Jumat, 22 Maret 2013

Penggalangan Citra di Masa Orde Baru (5): DISEMINASI & SOSIALISASI KEBIJAKAN






Untuk mendiseminasi atau menyebar-luaskan berbagai kebijakan, Pemerintah Orde Baru menggunakan berbagai lembaga, sarana dan cara. Secara resmi, lembaga yang menangani serta mengkoordinasikan hal itu ialah Departemen Penerangan (Deppen). Deppen pada masa itu merupakan salah satu departemen yang kuat karena menentukan hidup dan matinya suatu media massa, membawahi badan-badan usaha media massa Pemerintah seperti Radio Republik Indonesia, Televisi Republik Indonesia, Lembaga Kantor Berita Antara, Perusahaan Film Negara dan Percetakan Negara. Deppen juga bertugas serta bertanggungjawab mengkoordinasikan unit-unit kehumasan dan penerangan di seluruh instansi pemerintah, dari pusat sampai daerah, di dalam maupun di luar negeri.

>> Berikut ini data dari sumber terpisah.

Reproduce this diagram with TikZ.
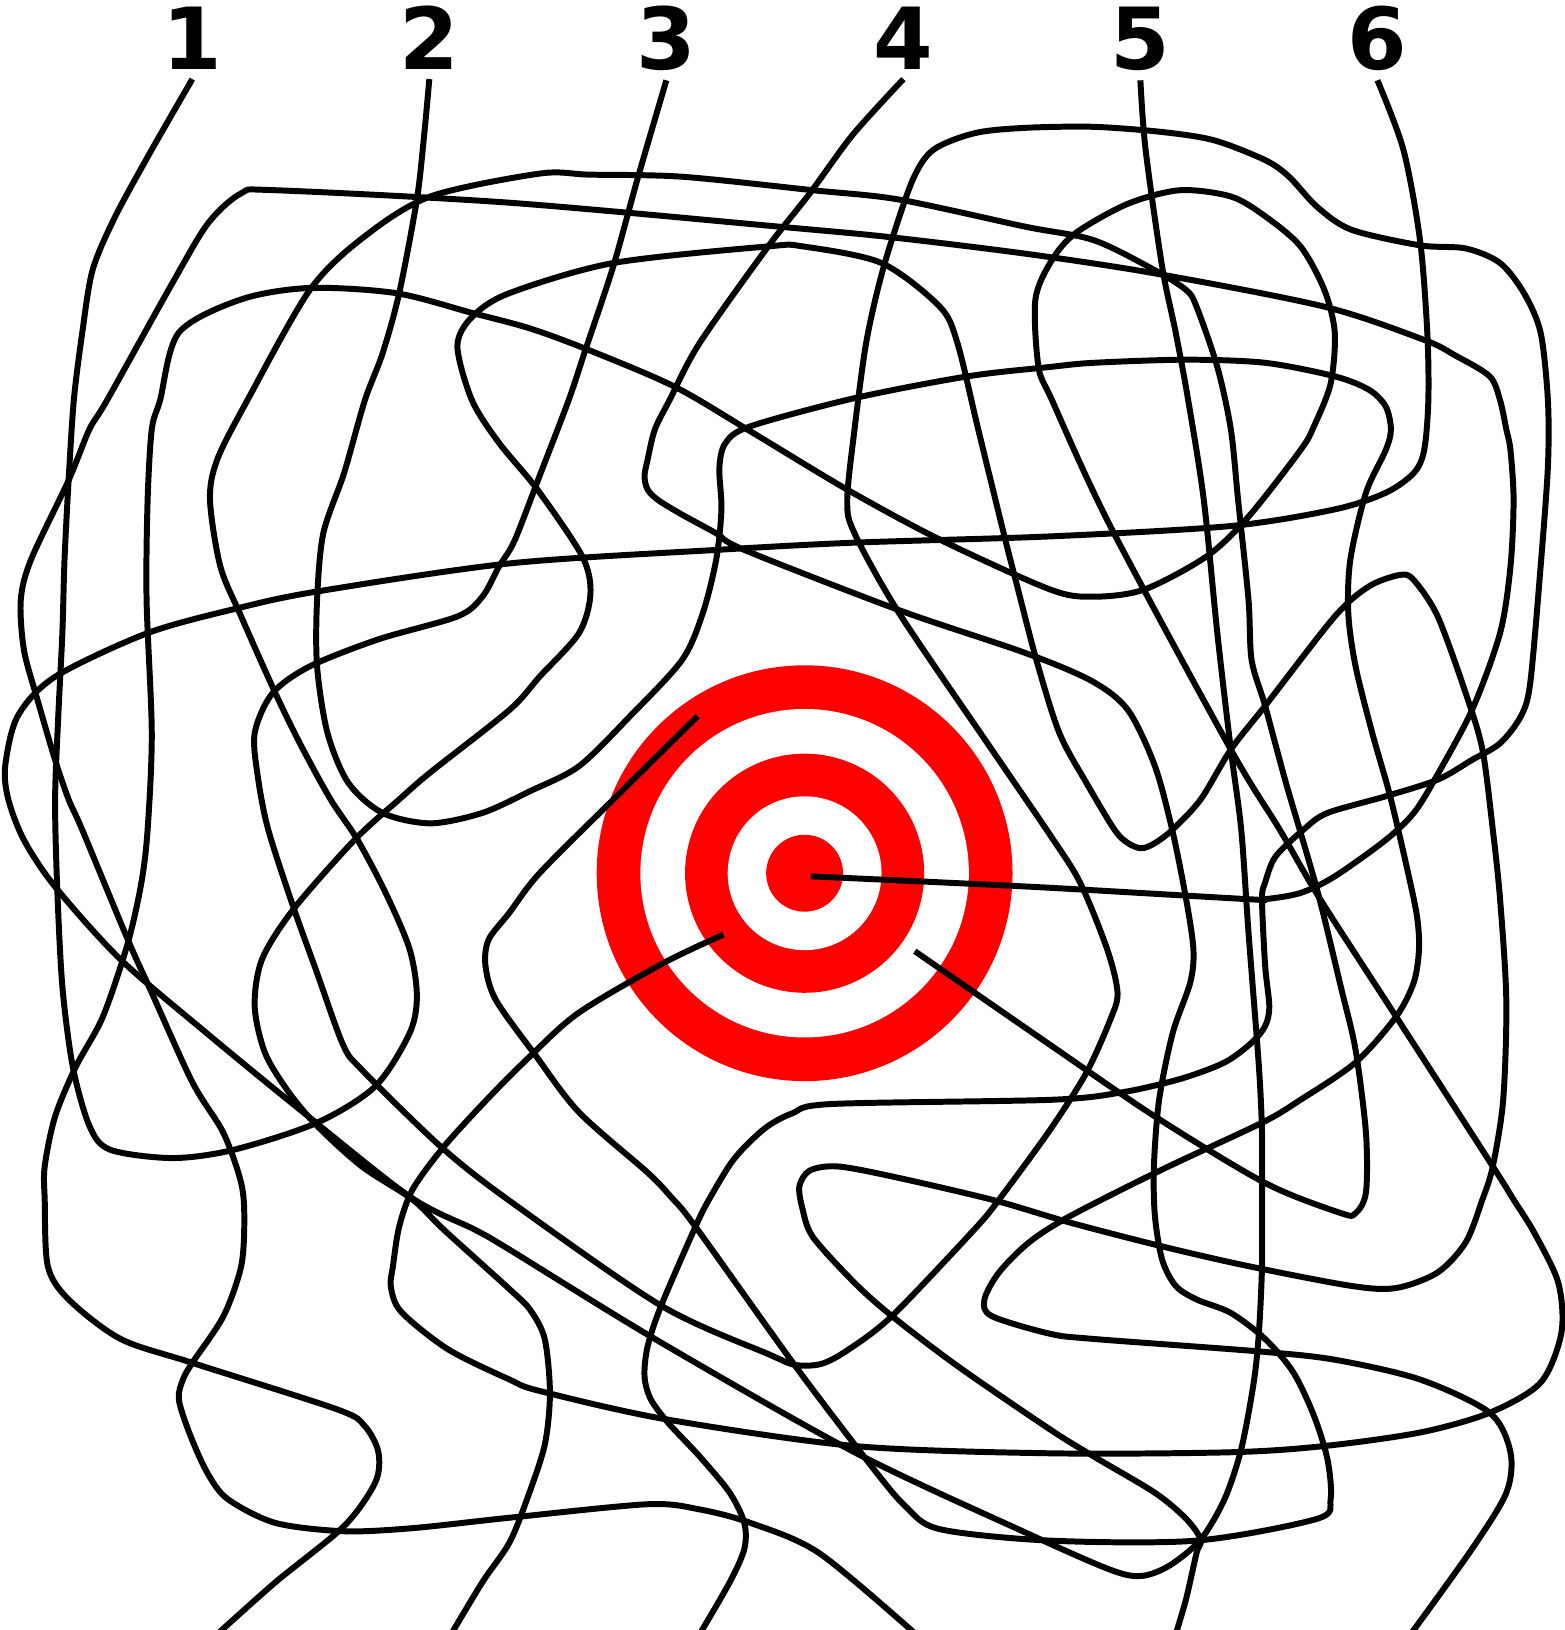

Kecuali Deppen, Pemerintah kadang-kadang membentuk satuan-satuan tugas (Satgas) tertentu guna menangani sesuatu kasus. Salah satu Satgas yang paling menonjol dan berlangsung beberapa tahun adalah Satgas Mass Media, di bawah kendali  Operasi Khusus yang dipimpin Letjen Ali Murtopo. Media massa yang tergabung dalam satgas ini antara lain Harian  Berita Yudha, Harian Suara Karya, Harian The New Standard, Harian El Bahar, Majalah Berita Ekspres, Majalah Ekonomi Progres dan Radio Safari. Di samping itu ada lagi suatu kelompok kegiatan yang pada masa itu sangat terkenal yaitu Koordinator Artis Safari dan Safari Film.  Beberapa wartawan dan karyawan dari Satgas ini secara berkala dilatih dan dibekali dengan pemahaman mengenai ketahanan nasional Indonesia, ilmu perang urat syaraf dan “contra subversi”.

Meski sudah memiliki dua jalur utama dalam kehumasan, seringkali menteri atau pejabat tinggi tertentu yang ingin menggalang suatu program pemberitaan membuat sendiri tim-tim kecil. Penulis pernah dua kali memperoleh tugas ikut mengkoordinasikan tim kecil tersebut. Pertama, tugas dari Menteri Koordinator Ekonomi – Keuangan dan Industri/Ketua Badan Perencanaan Pembangunan Nasional (Bappenas) Prof.Dr.Widjojo Nitisastro pada tahun 1973/1974, untuk memantau dan mengekspose daerah-daerah tingkat II yang memperoleh penghargaan Parasamnya Purna Karya Nugraha. Pada  tahun 1974, untuk pertama kalinya Pemerintah menganugerahkan penghargaan tadi kepada Daerah Tingat II terbaik di setiap propinsi. Tugas ini tidak mudah mengingat prasarana dan sarana perhubungan serta komunikasi di daerah-daerah jauh dari memadai dibanding keadaan sekarang. Anggota tim terdiri dari wartawan berbagai media massa, dipilih yang muda-muda dan sehat, serta dibagi dalam tiga kelompok yaitu Indonesia bagian Barat, Tengah dan Timur. Bersyukur sekali, tim didukung secara penuh dan baik oleh seorang birokrat muda eselon II di Bappenas, Saadilah Mursyid (almarhum), yang di kemudian hari menjadi Menteri Sekretaris Negara.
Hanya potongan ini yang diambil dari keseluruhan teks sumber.